Given request
Starting at the top of the listing, extract every line up to and including the one with "import pandas as pd". Pictures stay out of the copy.

----------

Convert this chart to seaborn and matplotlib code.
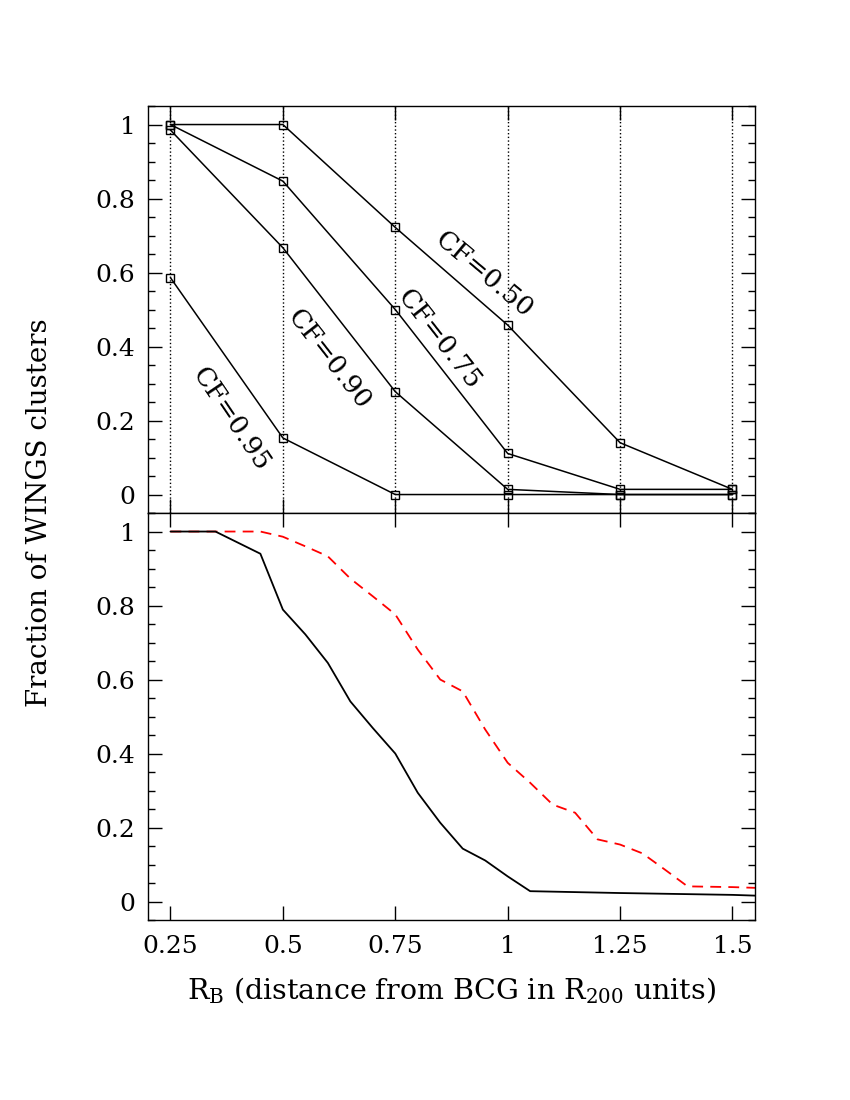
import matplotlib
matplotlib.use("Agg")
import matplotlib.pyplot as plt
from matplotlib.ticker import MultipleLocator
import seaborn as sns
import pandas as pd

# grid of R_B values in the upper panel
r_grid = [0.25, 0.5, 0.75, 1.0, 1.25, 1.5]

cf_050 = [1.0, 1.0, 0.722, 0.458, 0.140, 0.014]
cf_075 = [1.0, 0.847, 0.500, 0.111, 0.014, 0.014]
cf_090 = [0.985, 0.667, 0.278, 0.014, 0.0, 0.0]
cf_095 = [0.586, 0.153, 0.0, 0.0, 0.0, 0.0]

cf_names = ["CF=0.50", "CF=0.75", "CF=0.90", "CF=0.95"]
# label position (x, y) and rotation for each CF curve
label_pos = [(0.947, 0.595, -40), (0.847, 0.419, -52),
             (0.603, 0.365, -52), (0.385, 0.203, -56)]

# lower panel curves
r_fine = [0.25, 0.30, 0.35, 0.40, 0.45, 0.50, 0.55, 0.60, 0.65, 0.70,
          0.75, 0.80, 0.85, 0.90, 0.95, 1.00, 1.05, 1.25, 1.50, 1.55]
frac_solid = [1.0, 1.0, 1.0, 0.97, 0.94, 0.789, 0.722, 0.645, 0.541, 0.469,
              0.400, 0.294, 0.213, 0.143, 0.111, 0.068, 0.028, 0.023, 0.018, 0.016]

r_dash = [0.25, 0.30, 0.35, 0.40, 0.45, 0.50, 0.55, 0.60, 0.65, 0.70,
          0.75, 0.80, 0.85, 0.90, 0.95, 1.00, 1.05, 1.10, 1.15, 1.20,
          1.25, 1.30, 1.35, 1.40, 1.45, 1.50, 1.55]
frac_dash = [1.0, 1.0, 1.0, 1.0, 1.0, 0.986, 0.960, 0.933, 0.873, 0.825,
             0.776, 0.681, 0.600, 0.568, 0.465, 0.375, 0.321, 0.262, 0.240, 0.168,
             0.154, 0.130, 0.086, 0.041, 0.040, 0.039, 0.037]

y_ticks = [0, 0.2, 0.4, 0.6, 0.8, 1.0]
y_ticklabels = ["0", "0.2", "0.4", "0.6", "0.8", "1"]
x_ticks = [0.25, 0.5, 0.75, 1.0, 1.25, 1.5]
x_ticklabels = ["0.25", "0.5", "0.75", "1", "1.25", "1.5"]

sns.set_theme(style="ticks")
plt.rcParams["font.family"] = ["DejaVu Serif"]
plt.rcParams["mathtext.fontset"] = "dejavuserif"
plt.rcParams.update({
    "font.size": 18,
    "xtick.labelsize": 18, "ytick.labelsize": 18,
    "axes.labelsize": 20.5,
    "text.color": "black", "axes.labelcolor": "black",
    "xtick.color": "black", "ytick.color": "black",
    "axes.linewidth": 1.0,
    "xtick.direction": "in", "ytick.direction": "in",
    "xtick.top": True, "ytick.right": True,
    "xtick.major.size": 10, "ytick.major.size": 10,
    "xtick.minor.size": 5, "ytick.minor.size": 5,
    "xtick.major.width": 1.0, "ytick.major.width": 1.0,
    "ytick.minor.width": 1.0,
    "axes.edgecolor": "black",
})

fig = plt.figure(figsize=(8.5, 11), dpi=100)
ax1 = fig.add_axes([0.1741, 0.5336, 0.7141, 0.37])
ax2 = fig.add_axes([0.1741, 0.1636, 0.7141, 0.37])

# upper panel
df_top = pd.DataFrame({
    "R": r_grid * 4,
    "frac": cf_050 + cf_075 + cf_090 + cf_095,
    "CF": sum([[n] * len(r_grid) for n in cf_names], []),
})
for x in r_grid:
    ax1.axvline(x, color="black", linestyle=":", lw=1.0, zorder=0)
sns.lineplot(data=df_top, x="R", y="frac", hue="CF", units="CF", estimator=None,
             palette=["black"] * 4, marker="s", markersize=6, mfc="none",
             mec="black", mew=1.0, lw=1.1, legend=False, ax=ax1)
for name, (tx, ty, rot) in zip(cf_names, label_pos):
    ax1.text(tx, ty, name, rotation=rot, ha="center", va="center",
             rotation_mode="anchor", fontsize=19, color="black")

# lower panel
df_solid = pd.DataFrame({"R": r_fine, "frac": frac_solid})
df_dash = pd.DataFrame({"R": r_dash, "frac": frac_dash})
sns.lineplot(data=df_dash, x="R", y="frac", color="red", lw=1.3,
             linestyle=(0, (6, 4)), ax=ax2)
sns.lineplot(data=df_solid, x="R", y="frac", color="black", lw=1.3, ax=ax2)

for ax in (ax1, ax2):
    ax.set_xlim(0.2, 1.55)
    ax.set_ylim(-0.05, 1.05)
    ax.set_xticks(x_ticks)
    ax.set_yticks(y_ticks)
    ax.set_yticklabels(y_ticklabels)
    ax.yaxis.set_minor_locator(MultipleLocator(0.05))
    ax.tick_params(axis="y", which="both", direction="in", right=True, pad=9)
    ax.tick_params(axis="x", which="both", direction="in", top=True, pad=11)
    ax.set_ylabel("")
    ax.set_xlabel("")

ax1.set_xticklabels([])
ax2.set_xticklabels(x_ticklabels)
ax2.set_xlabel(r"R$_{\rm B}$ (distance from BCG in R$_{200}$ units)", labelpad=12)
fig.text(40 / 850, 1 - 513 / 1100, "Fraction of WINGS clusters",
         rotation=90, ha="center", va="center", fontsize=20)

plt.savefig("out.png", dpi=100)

----------

Solution below
Convert this chart to seaborn and matplotlib code.
import matplotlib
matplotlib.use("Agg")
import matplotlib.pyplot as plt
from matplotlib.ticker import MultipleLocator
import seaborn as sns
import pandas as pd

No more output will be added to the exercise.